Commercial Property: State of The Nation


OFFICE VACANCY RATES have lept towards 15% in Brisbane, Darwin, Canberra, Adelaide and Perth. And this takes the national average to 12.4%, as an overall vacancy level.

However, businesses are now leasing space once again in both Sydney and Melbourne — where their vacancy rates are currently hovering around 10%, according to Jones Lang LaSalle.

Tenant demand for space under 800 sq metres has been strong — with technology firms, investment banks and business services expanding. And compared with other capital cities, Melbourne enjoys demand from a far wider profile of tenants.

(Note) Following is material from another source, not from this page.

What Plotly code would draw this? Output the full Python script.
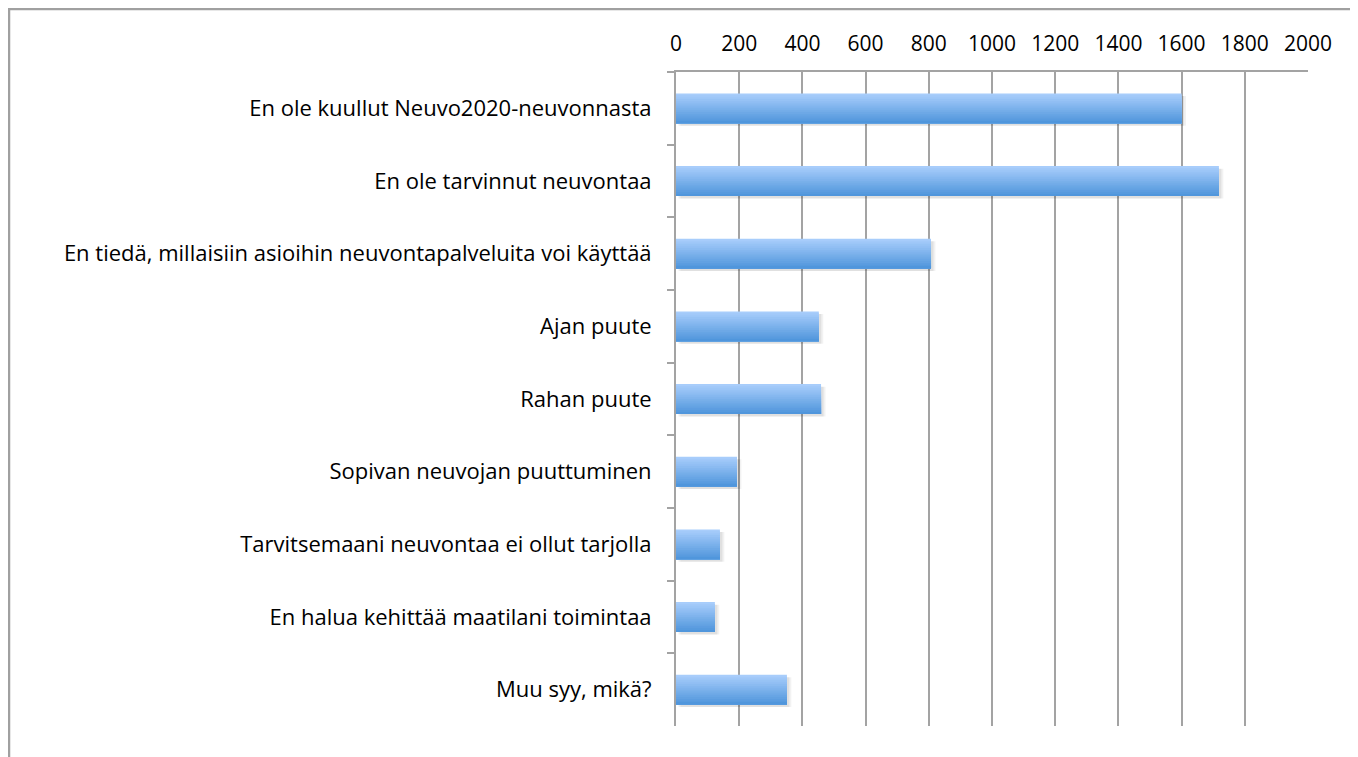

By 2016, the Property Council of Australia is predicting a vacancy rate of under 9% for Sydney and Melbourne. Whereas, the other capital cities are expected to still be up around 16%. (CBD Office markets are considered “in balance”, with a vacancy rate of between 6% to 8%.)

Offshore Buyer Demand

Overseas investors have been responsible for boosting sales of Commercial property to nearly $11 billion, during the September quarter. Their contribution was about $4.4 billion; and accounted for half the number of actual sales.

Interestingly, Singaporean investors (at $2.8 billion) have clearly outperformed Chinese investors (at $518 million).

While many of the purchases were made within the various CBDs … there will be an obvious flow-on effect to the inner-city suburbs, around most Australian capital cities.

Furthermore, there were a significant number of purchases made of lower-grade office buildings — which are planned for either development (or conversion) into apartments.

Two-fold Effect

These projects will obviously help in reducing the overall vacancy rate around the country, by effectively withdrawing whole buildings from the market.

However they will also create added concern for those fearing an unhealthy oversupply of inner-city residential accommodation, within our capital cities.

Bottom Line: Overseas investors are clearly seeing numerous opportunities here in Australia. And their increased activity over the past year has certainly taken many local investors by surprise.

Provided you base your purchases upon underlying fundamentals, the next 4 to 5 years is looking rather rosy for Commercial investors.